I’ve been teaching my Physical Geology class and my Environmental Geology class at NOVA, and teaching my Structural Geology class at George Mason. This process involves constantly preparing lectures – tweaking graphics and fonts and text positioning, and making sure the sequence of graphics matches my thought-flow. I also have to prepare lab exercises, tweaking them a bit from the previous semester, correcting small errors (page numbers, etc.), and reflecting on how to improve the lab. I have an inch-thick stack of old labs with “EDITS” written on them, sitting to the left of my computer monitor. I’d love the time to deal with them all… Then there’s the grading, which is relatively painless for me except for grading exam essay questions, which takes FOREVER.

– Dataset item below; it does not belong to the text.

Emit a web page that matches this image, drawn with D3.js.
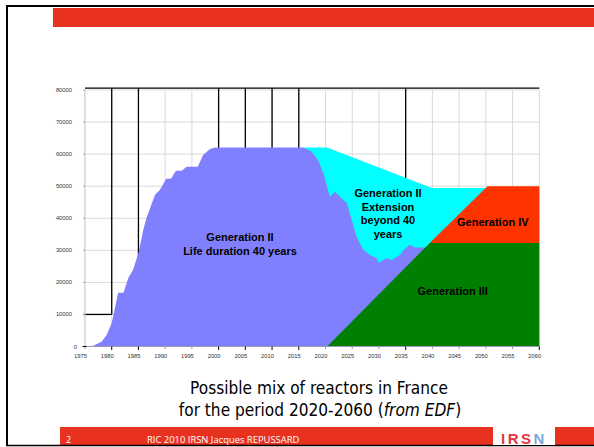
<!DOCTYPE html>
<html><head><meta charset="utf-8">
<script src="https://cdn.jsdelivr.net/npm/d3@7"></script>
<style>body{margin:0;background:#fff}svg{display:block}</style>
</head><body>
<svg id="c" width="594" height="447"></svg>
<script>
// ---------- data ----------
const xTickLabels = ["1975","1980","1985","1990","1995","2000","2005","2010","2015","2020","2025","2030","2035","2040","2045","2050","2055","2060"];
const yTickLabels = ["0","10000","20000","30000","40000","50000","60000","70000","80000"];

const gen2Years  = [1976.25,1978.1,1979.05,1980.0,1980.6,1981.2,1982.2,1983.1,1984.0,1985.0,1985.9,1986.5,1988.1,1989.0,1990.2,1991.1,1992.0,1993.1,1994.0,1996.1,1997.1,1998.4,1999.3,2015.8,2017.4,2018.6,2019.6,2020.8,2021.8,2022.7,2024.0,2024.9,2025.8,2027.1,2028.3,2029.6,2029.9,2031.4,2032.4,2033.9,2034.6,2035.8,2036.7,2038.6,2039.9];
const gen2Values = [0,1500,3600,7300,12000,16800,16800,21400,23900,29200,36300,40100,47300,48800,52300,52300,54800,54800,56100,56100,59700,61600,62100,62100,60800,58200,54100,46700,48300,46700,44700,39500,34200,30100,28500,27500,26100,27500,27000,28500,30100,31700,30900,30900,31000];

const extYears  = [2015.8, 2020.3, 2039.9, 2050.0];
const extValues = [62100, 62100, 49400, 49400];

const gen3Years  = [2020.3, 2039.5, 2060];
const gen3Values = [0, 32300, 32300];

const gen4Years  = [2039.5, 2050.3, 2060];
const gen4Values = [32300, 50000, 50000];
const gen4Base   = 32300;

const refLineYears = [1980, 1985, 2000, 2005, 2010, 2015, 2035];
const refTopValue  = 80600;
const refLeftValue = 10000;
const majorTickYears = ["1980","1985","2000","2005","2010","2015","2035","2060"];

const areaLabels = [
  {lines:["Generation II","Life duration 40 years"], year:2004.0, value:34250},
  {lines:["Generation II","Extension","beyond 40","years"], year:2031.7, value:47880},
  {lines:["Generation IV"], year:2051.3, value:38930},
  {lines:["Generation III"], year:2043.8, value:17310}
];

// ---------- drawing ----------
const svg = d3.select("#c");
const x = d3.scaleLinear().domain([1975, 2060]).range([85, 539.3]);
const y = d3.scaleLinear().domain([0, 80000]).range([346.5, 90]);

// slide frame
svg.append("rect").attr("x",0).attr("y",0).attr("width",594).attr("height",447).attr("fill","#fff");
svg.append("rect").attr("x",53).attr("y",8).attr("width",541).attr("height",19).attr("fill","#E8321F");
svg.append("rect").attr("x",60).attr("y",427).attr("width",534).attr("height",18).attr("fill","#E8321F");
svg.append("path").attr("d","M7,445 V6 H594").attr("fill","none").attr("stroke","#000").attr("stroke-width",2);
svg.append("line").attr("x1",6).attr("x2",594).attr("y1",445.5).attr("y2",445.5).attr("stroke","#000").attr("stroke-width",1.5);

// gridlines
const g = svg.append("g");
g.selectAll(".vg").data(xTickLabels).join("line")
  .attr("x1",d=>x(+d)).attr("x2",d=>x(+d)).attr("y1",y(80000)).attr("y2",y(0))
  .attr("stroke","#d9d9d9").attr("stroke-width",1);
g.selectAll(".hg").data(yTickLabels.slice(1)).join("line")
  .attr("x1",x(1975)).attr("x2",x(2060)).attr("y1",d=>y(+d)).attr("y2",d=>y(+d))
  .attr("stroke","#d9d9d9").attr("stroke-width",1);

// black reference lines
g.append("line").attr("x1",x(1975)).attr("x2",x(2060)).attr("y1",y(refTopValue)).attr("y2",y(refTopValue))
  .attr("stroke","#000").attr("stroke-width",1.3);
g.append("line").attr("x1",x(1975)-2).attr("x2",x(1980)).attr("y1",y(refLeftValue)).attr("y2",y(refLeftValue))
  .attr("stroke","#000").attr("stroke-width",1.3);
g.selectAll(".rl").data(refLineYears).join("line")
  .attr("x1",d=>x(d)).attr("x2",d=>x(d)).attr("y1",y(refTopValue))
  .attr("y2",d=>d===1980?y(refLeftValue):y(0))
  .attr("stroke","#000").attr("stroke-width",1.3);

// areas
const area = d3.area().x(d=>x(d[0])).y0(d=>y(d[2])).y1(d=>y(d[1]));
const zipA = (xs, vs, base) => xs.map((v,i)=>[v, vs[i], base]);
svg.append("path").datum(zipA(extYears, extValues, 0)).attr("d", area).attr("fill","#00FFFF");
svg.append("path").datum(zipA(gen2Years, gen2Values, 0)).attr("d", area).attr("fill","#8080FF");
svg.append("path").datum(zipA(gen3Years, gen3Values, 0)).attr("d", area).attr("fill","#008000");
svg.append("path").datum(zipA(gen4Years, gen4Values, gen4Base)).attr("d", area).attr("fill","#FF3300");

// axes lines
svg.append("line").attr("x1",x(1975)).attr("x2",x(2060)).attr("y1",y(0)).attr("y2",y(0)).attr("stroke","#9a9ab8").attr("stroke-width",1);
svg.append("line").attr("x1",x(1975)).attr("x2",x(1975)).attr("y1",y(80000)).attr("y2",y(0)).attr("stroke","#d0d0d0").attr("stroke-width",1);

// x ticks
svg.selectAll(".xt").data(xTickLabels).join("line")
  .attr("x1",d=>x(+d)).attr("x2",d=>x(+d)).attr("y1",y(0))
  .attr("y2",d=>majorTickYears.includes(d)?y(0)+3.5:y(0)+2.5)
  .attr("stroke",d=>majorTickYears.includes(d)?"#000":"#999").attr("stroke-width",1);
svg.selectAll(".xl").data(xTickLabels).join("text")
  .attr("x",d=>x(+d)-4.5).attr("y",358)
  .attr("text-anchor","middle").attr("font-family","Liberation Sans, Arial, sans-serif")
  .attr("font-size",5.8).attr("fill","#333").text(d=>d);

// y ticks
svg.selectAll(".yt").data(yTickLabels).join("line")
  .attr("x1",d=>d==="0"?x(1975)-2.5:x(1975)-2).attr("x2",d=>d==="0"?x(1975)+1.5:x(1975))
  .attr("y1",d=>y(+d)).attr("y2",d=>y(+d))
  .attr("stroke",d=>d==="0"?"#000":"#aaa").attr("stroke-width",1);
svg.selectAll(".yl").data(yTickLabels).join("text")
  .attr("x",d=>d==="0"?77:72).attr("y",d=>y(+d)+2)
  .attr("text-anchor","end").attr("font-family","Liberation Sans, Arial, sans-serif")
  .attr("font-size",5.8).attr("fill","#333").text(d=>d);

// area labels
areaLabels.forEach((L,li)=>{
  const gap = li===1 ? 13.7 : 14.6;
  const t = svg.append("text").attr("text-anchor","middle")
    .attr("font-family","Liberation Sans, Arial, sans-serif").attr("font-weight","bold")
    .attr("font-size",11).attr("fill","#000");
  L.lines.forEach((s,i)=>{
    t.append("tspan").attr("x",x(L.year)).attr("y",y(L.value)+4+i*gap).text(s);
  });
});

// title
const tf = "DejaVu Sans Condensed, DejaVu Sans, sans-serif";
const t1 = svg.append("text").attr("x",319).attr("y",394).attr("text-anchor","middle")
  .attr("font-family",tf).attr("font-size",15).attr("fill","#000")
  .text("Possible mix of reactors in France");
const w1 = t1.node().getComputedTextLength();
const fs = 15*258/w1;
t1.attr("font-size",fs);
const t2 = svg.append("text").attr("x",320).attr("y",415.5).attr("text-anchor","middle")
  .attr("font-family",tf).attr("font-size",fs).attr("fill","#000");
t2.append("tspan").text("for the period 2020-2060 (");
t2.append("tspan").attr("font-style","italic").text("from EDF");
t2.append("tspan").text(")");

// footer
const ff = "Open Sans, sans-serif";
svg.append("text").attr("x",66).attr("y",443).attr("font-family",ff).attr("font-size",9).attr("fill","#fff").text("2");
const ft = svg.append("text").attr("x",147).attr("y",443).attr("font-family",ff).attr("font-size",9).attr("fill","#fff")
  .text("RIC 2010 IRSN Jacques REPUSSARD");
const fw = ft.node().getComputedTextLength();
ft.attr("font-size", 9*152.6/fw);

// logo
svg.append("rect").attr("x",493).attr("y",427).attr("width",62).attr("height",18).attr("fill","#fff");
const lg = svg.append("text").attr("x",524).attr("y",443.5).attr("text-anchor","middle")
  .attr("font-family","Liberation Sans, Arial, sans-serif").attr("font-weight","bold")
  .attr("font-size",15).attr("letter-spacing",2.5);
lg.append("tspan").attr("fill","#E3363E").text("IRS");
lg.append("tspan").attr("fill","#7BA7D8").text("N");
</script>
</body></html>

I’m also planning for this summer, recruiting students for my Rockies field class, promoting other NOVA summer course offerings (including Snowball Earth and my colleague Ken Rasmussen’s Mid-Atlantic Field Geology), reviewing applications for our third full-time geology faculty member, preparing a workshop for two-year-college geoscience faculty that we’re hosting but Heather MacDonald is planning, organizing and promoting our third annual NOVA Climate Change Symposium, finishing up with six months of work with the Honors Task Force, reading the new Appalachian mountain belt literature, revamping my website, delving deeper into structural topics I don’t totally understand, answering e-mails from ex-students, blog readers, and colleagues, organizing my lab, prepping samples (usually cutting and polishing, though also glue-reinforcing crumbly fault breccias), reviewing papers for publication, reviewing textbooks in consideration of whether I want to adopt them, writing grants, checking out new field locales, leading field trips for Sigma Xi, leading field trips for the Smithsonian, occasionally subbing as GSW meeting secretary, talking blogs with the AGU staff, advising students, planning summer travel (Turkey, I think, as well as New England), paying my bills, buying groceries, watching Battlestar Gallactica and LOST, reading my magazines, drawing cartoons for EARTH, and petting my cat.

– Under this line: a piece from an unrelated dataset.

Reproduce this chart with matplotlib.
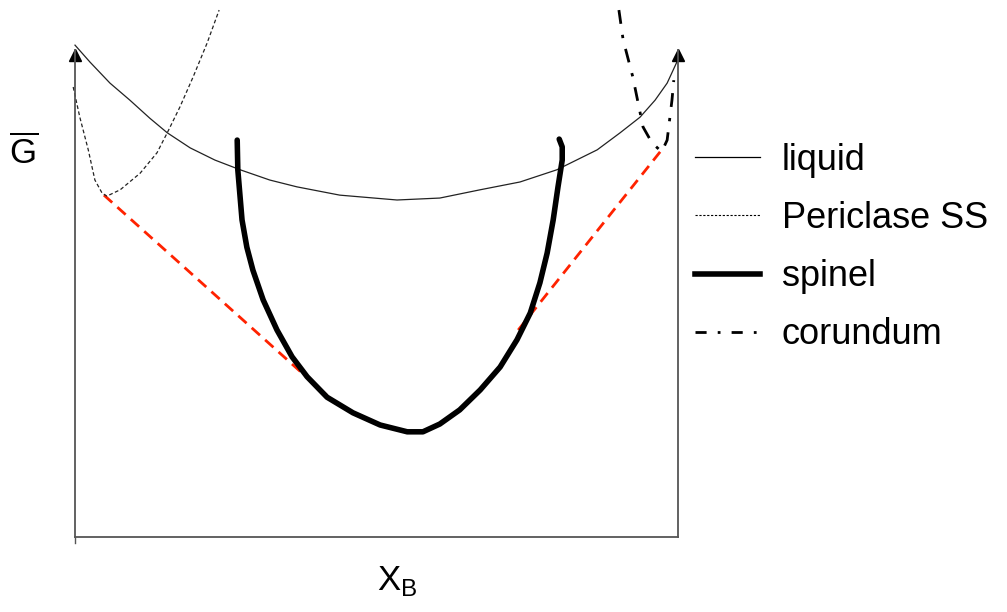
import matplotlib.pyplot as plt
from matplotlib.lines import Line2D

plt.rcParams['font.family'] = ['Liberation Sans', 'DejaVu Sans']
plt.rcParams['mathtext.fontset'] = 'custom'
plt.rcParams['mathtext.rm'] = 'Liberation Sans'

# curves: X_B from 0 to 1, G from bottom (0) to arrow tip (~1)
liquid_x = [0.000, 0.025, 0.058, 0.091, 0.124, 0.153, 0.191, 0.232, 0.274, 0.323, 0.368, 0.439,
            0.534, 0.605, 0.672, 0.738, 0.799, 0.866, 0.904, 0.937, 0.962, 0.982, 0.998]
liquid_g = [1.010, 0.975, 0.932, 0.897, 0.860, 0.830, 0.799, 0.774, 0.754, 0.733, 0.719, 0.702,
            0.692, 0.696, 0.713, 0.729, 0.754, 0.795, 0.830, 0.862, 0.897, 0.932, 0.975]

periclase_x = [-0.003, 0.008, 0.022, 0.033, 0.045, 0.053, 0.075, 0.108, 0.136, 0.153,
               0.174, 0.196, 0.219, 0.239]
periclase_g = [0.924, 0.862, 0.795, 0.733, 0.706, 0.700, 0.713, 0.747, 0.789, 0.830,
               0.883, 0.945, 1.014, 1.082]

spinel_x = [0.269, 0.270, 0.277, 0.285, 0.295, 0.312, 0.335, 0.360, 0.385, 0.418, 0.461,
            0.506, 0.551, 0.577, 0.605, 0.638, 0.672, 0.705, 0.733, 0.755, 0.771, 0.783,
            0.793, 0.801, 0.808, 0.808, 0.803]
spinel_g = [0.815, 0.754, 0.651, 0.595, 0.548, 0.487, 0.425, 0.370, 0.329, 0.287, 0.255,
            0.230, 0.216, 0.216, 0.232, 0.261, 0.302, 0.349, 0.405, 0.460, 0.522, 0.583,
            0.651, 0.719, 0.774, 0.801, 0.817]

corundum_x = [0.902, 0.909, 0.925, 0.942, 0.957, 0.973, 0.982, 0.990, 0.993]
corundum_g = [1.082, 1.021, 0.945, 0.842, 0.809, 0.791, 0.815, 0.897, 0.938]

# common tangent construction
tangent_left_x = [0.048, 0.423]
tangent_left_g = [0.702, 0.285]
tangent_right_x = [0.735, 0.973]
tangent_right_g = [0.425, 0.795]

labels = ['liquid', 'Periclase SS', 'spinel', 'corundum']

fig = plt.figure(figsize=(10.07, 6.12), dpi=100)
ax = fig.add_axes([75/1007, 75/612, 603/1007, 487/612])
ax.set_xlim(0, 1)
ax.set_ylim(0, 1)

ax.plot(tangent_left_x, tangent_left_g, color='#ff2200', lw=2, dashes=(4, 2.5), clip_on=False)
ax.plot(tangent_right_x, tangent_right_g, color='#ff2200', lw=2, dashes=(4, 2.5), clip_on=False)

ax.plot(liquid_x, liquid_g, color='#222222', lw=0.9, clip_on=False)
ax.plot(periclase_x, periclase_g, color='#222222', lw=0.9, dashes=(3, 2), clip_on=False)
ax.plot(spinel_x, spinel_g, color='black', lw=4, solid_capstyle='round',
        solid_joinstyle='round', clip_on=False)
ax.plot(corundum_x, corundum_g, color='black', lw=2, dashes=(5, 4, 1.2, 4), clip_on=False)

ax.spines['top'].set_visible(False)
for s in ['left', 'right', 'bottom']:
    ax.spines[s].set_color('#555555')
    ax.spines[s].set_linewidth(1.3)
ax.set_xticks([])
ax.set_yticks([])
ax.patch.set_alpha(0)

# arrow heads on the two vertical axes
ax.plot([0, 1], [0.99, 0.99], ls='none', marker='^', ms=9, color='black', clip_on=False)
ax.plot([0, 0], [0, -0.012], color='#555555', lw=1, clip_on=False)

ax.text(-0.085, 0.79, r'$\overline{\mathrm{G}}$', fontsize=25, ha='center', va='center',
        transform=ax.transAxes)
ax.text(0.535, -0.09, r'$\mathrm{X}_\mathrm{B}$', fontsize=25, ha='center', va='center',
        transform=ax.transAxes)

handles = [Line2D([], [], color='black', lw=0.9),
           Line2D([], [], color='black', lw=0.8, dashes=(2, 1.5)),
           Line2D([], [], color='black', lw=4),
           Line2D([], [], color='black', lw=2, dashes=(4, 4, 1, 4))]
fig.legend(handles, labels, loc='upper left', bbox_to_anchor=(695/1007, 1 - 143/612),
           frameon=False, fontsize=26, handlelength=1.8, handletextpad=0.6,
           labelspacing=0.64, borderaxespad=0, borderpad=0)

fig.savefig('out.png', dpi=100)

I have also set aside some quality time for brewing and drinking beer.

So what am I working on? A lot.


Transect debrief 6: folding and faulting

Okay; we are nearing the end of our Transect saga. During the late Paleozoic, mountain building began anew, and deformed all the rocks we’ve mentioned so far. This final phase of Appalachian mountain-building is the Alleghanian Orogeny. It was caused by the collision of ancestral North America with the leading edge of Gondwana. At the latitude of Virginia, that means northwestern Africa (Morocco and/or Mauritania).

Whereas the first two pulses of Appalachian mountain building were relatively provincial affairs, this Alleghanian phase was a full-on continent-on-continent smackdown. The Himalaya (India colliding with Eurasia) would be a good modern analogue for the Pennsylvanian and Mississippian Appalachians.

When I was live-blogging the trip, I posted this photo of Judy Gap:

It was a bit hard to get it all into one measly iPhone frame (hence the tilted angle: those trees are in fact vertical!), but what you’re looking at here is the erosion-resistant Tuscarora Sandstone (Silurian in age; quartz-rich beach deposits) that outcrop as a ridge. However, here at Judy Gap, there are two ridges. What gives? This is where I was introduced to a new term that is apparently becoming a common phrase in the structural geology literature: contraction fault.

The story most Physical Geology students get about fault types is that tectonic extension causes normal faults, while tectonic compression causes reverse faults. Contraction faults are faults that display an apparent “normal” sense of motion, but were caused by a compressional tectonic regime. How the heck does that work, you may ask? Consider the following diagram:

So the deal with contraction folds is that they might start out “reverse” but are then rotated and tipped over as deformation proceeds. The former footwall becomes the new “hanging wall,” and the sense of motion is obscured by this new orientation. This means that they do represent contractional strain, but a freshman geology student is unlikely to spot it at first glance.

The Germany Valley to the east of Judy Gap is a big breached plunging anticline, as I attempted to show with this iPhone photo from the Germany Valley Overlook along Route 33:

It’s a bit easier to see if you jump up in the air 10 kilometers or so. Fortunately, that’s precisely why God created Google Earth:

The valley is hemmed in by a big V-shaped fence of mountains, all held up by the Tuscarora. It’s tough stuff. During Alleghanian folding, the crest of the anticline was breached, and water was able to get inside and gut the weaker rocks. The quarry annotated in the photo is mining the same Cambrian and Ordovician carbonates seen in the Shenandoah Valley back in Virginia (Lincolnshire and Edinburg Formation equivalents). A pattern geologists have noted with eroded anticlines is that older rocks are exposed in the middle of the structure, with younger rocks flanking them along the sides.